** EXERCISE INPUT **
- - -
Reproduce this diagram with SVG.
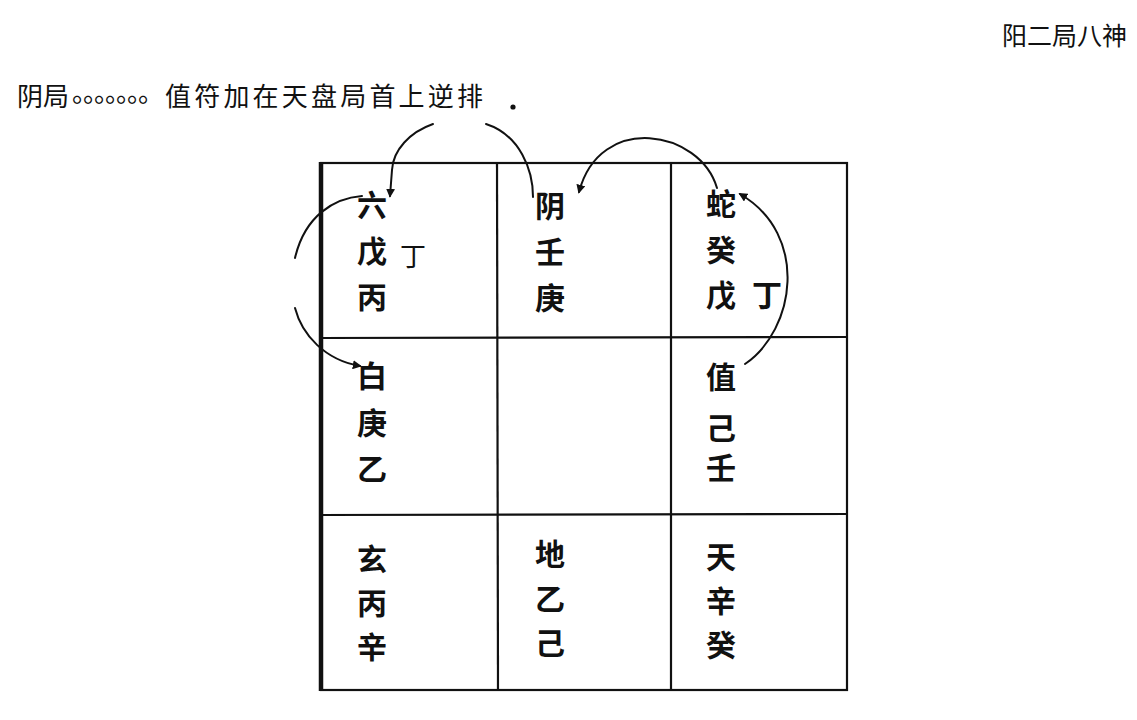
<svg xmlns="http://www.w3.org/2000/svg" width="1137" height="720" viewBox="0 0 1137 720">
<style>
text{font-family:"Noto Sans CJK SC","Noto Sans CJK TC",sans-serif;fill:#111}
.c{font-size:30px;font-weight:bold;text-anchor:middle;dominant-baseline:central}
.h{font-size:25px;dominant-baseline:central}
.s{font-size:26px;dominant-baseline:central}
.thin{font-size:26px;font-weight:normal}
.grid{stroke:#111;stroke-width:2.2;fill:none}
.arc{stroke:#111;stroke-width:2;fill:none;stroke-linecap:round}
</style>
<defs>
<marker id="ah" viewBox="0 0 10 10" refX="8" refY="5" markerWidth="9" markerHeight="9" markerUnits="userSpaceOnUse" orient="auto">
<path d="M0,0 L10,5 L0,10 z" fill="#111"/>
</marker>
</defs>
<rect width="1137" height="720" fill="#fff"/>
<g id="titles">
<text class="h" x="1002" y="34">阳二局八神</text>
<text class="s" x="17" y="94">阴局<tspan x="72 83 94 105 116 127 138" dy="-4">。。。。。。。</tspan><tspan x="165" dy="4" letter-spacing="3.2">值符加在天盘局首上逆排</tspan></text>
<circle cx="513" cy="107" r="2.6" fill="#111"/>
</g>
<g id="grid">
<rect class="grid" x="321" y="163" width="526" height="527"/>
<line class="grid" x1="321" y1="162" x2="321" y2="691" style="stroke-width:4.5"/>
<line class="grid" x1="497" y1="163" x2="498" y2="690"/>
<line class="grid" x1="671" y1="163" x2="671" y2="690"/>
<line class="grid" x1="321" y1="338" x2="847" y2="337"/>
<line class="grid" x1="321" y1="515" x2="847" y2="514"/>
</g>
<g id="cell-nw">
<text class="c" x="372" y="203">六</text>
<text class="c" x="372" y="249">戊</text>
<text class="c" x="372" y="295">丙</text>
<text class="c thin" x="413" y="254">丁</text>
</g>
<g id="cell-n">
<text class="c" x="550" y="204">阴</text>
<text class="c" x="550" y="250">壬</text>
<text class="c" x="550" y="296">庚</text>
</g>
<g id="cell-ne">
<text class="c" x="721" y="202">蛇</text>
<text class="c" x="721" y="248">癸</text>
<text class="c" x="721" y="293">戊</text>
<text class="c" x="767" y="293">丁</text>
</g>
<g id="cell-w">
<text class="c" x="372" y="374">白</text>
<text class="c" x="372" y="421">庚</text>
<text class="c" x="372" y="467">乙</text>
</g>
<g id="cell-e">
<text class="c" x="721" y="375">值</text>
<text class="c" x="721" y="426">己</text>
<text class="c" x="721" y="466">壬</text>
</g>
<g id="cell-sw">
<text class="c" x="372" y="557">玄</text>
<text class="c" x="372" y="601">丙</text>
<text class="c" x="372" y="645">辛</text>
</g>
<g id="cell-s">
<text class="c" x="550" y="552">地</text>
<text class="c" x="550" y="597">乙</text>
<text class="c" x="550" y="641">己</text>
</g>
<g id="cell-se">
<text class="c" x="721" y="555">天</text>
<text class="c" x="721" y="599">辛</text>
<text class="c" x="721" y="643">癸</text>
</g>
<g id="connectors">
<path class="arc" d="M745,364 C795,330 810,235 740,194" marker-end="url(#ah)"/>
<path class="arc" d="M717,188 C700,130 600,112 579,192" marker-end="url(#ah)"/>
<path class="arc" d="M533,197 C533,170 520,135 486,124"/>
<path class="arc" d="M433,124 C410,132 393,150 392,170 L390,196" marker-end="url(#ah)"/>
<path class="arc" d="M362,196 C335,198 305,215 295,258"/>
<path class="arc" d="M295,308 C302,335 325,360 360,366" marker-end="url(#ah)"/>
</g>
</svg>
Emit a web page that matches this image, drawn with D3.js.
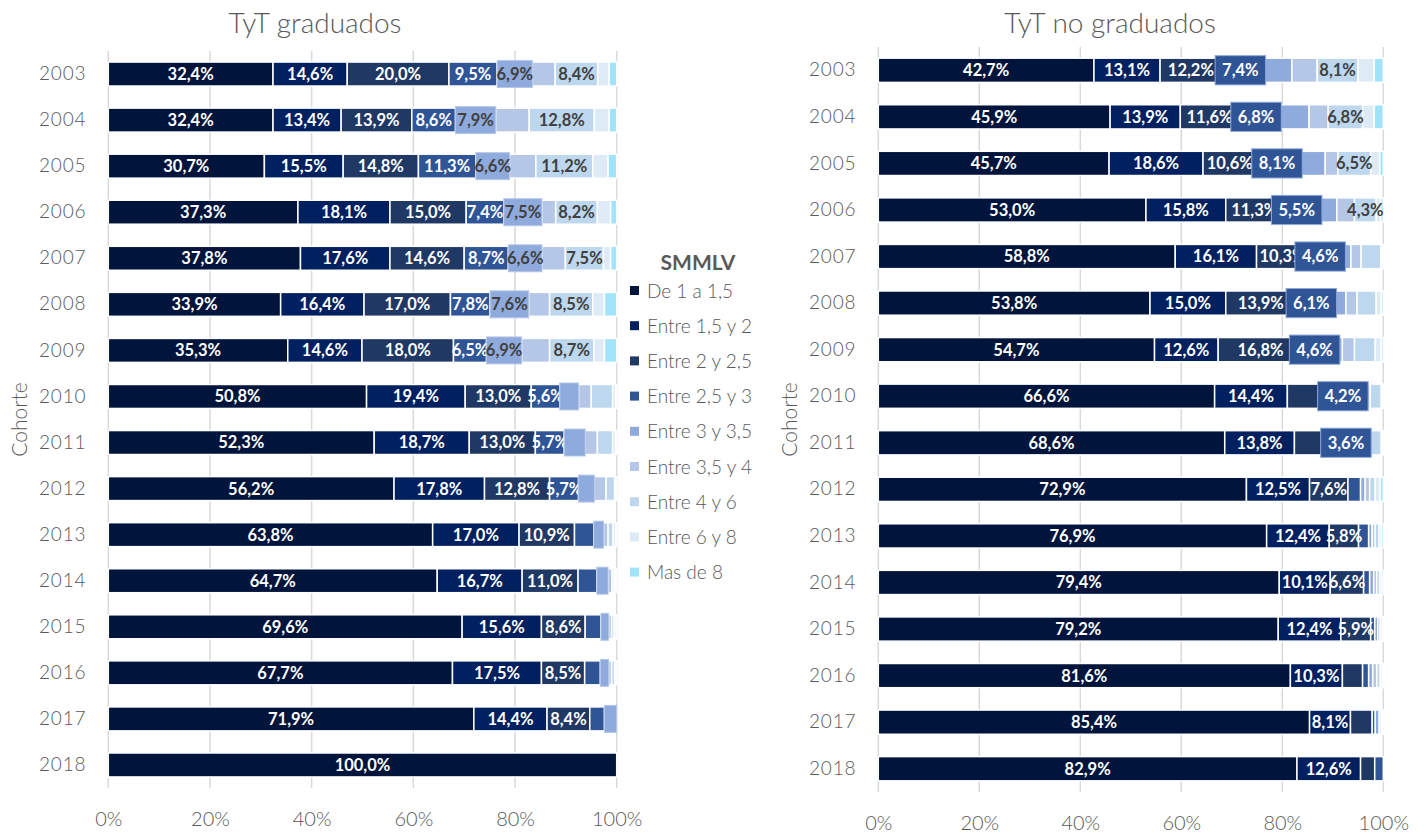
- - -
In the material above, find the lines that contain "with" and show them.

Reproduce this diagram with SVG.
Emit a web page that matches this image, drawn with D3.js.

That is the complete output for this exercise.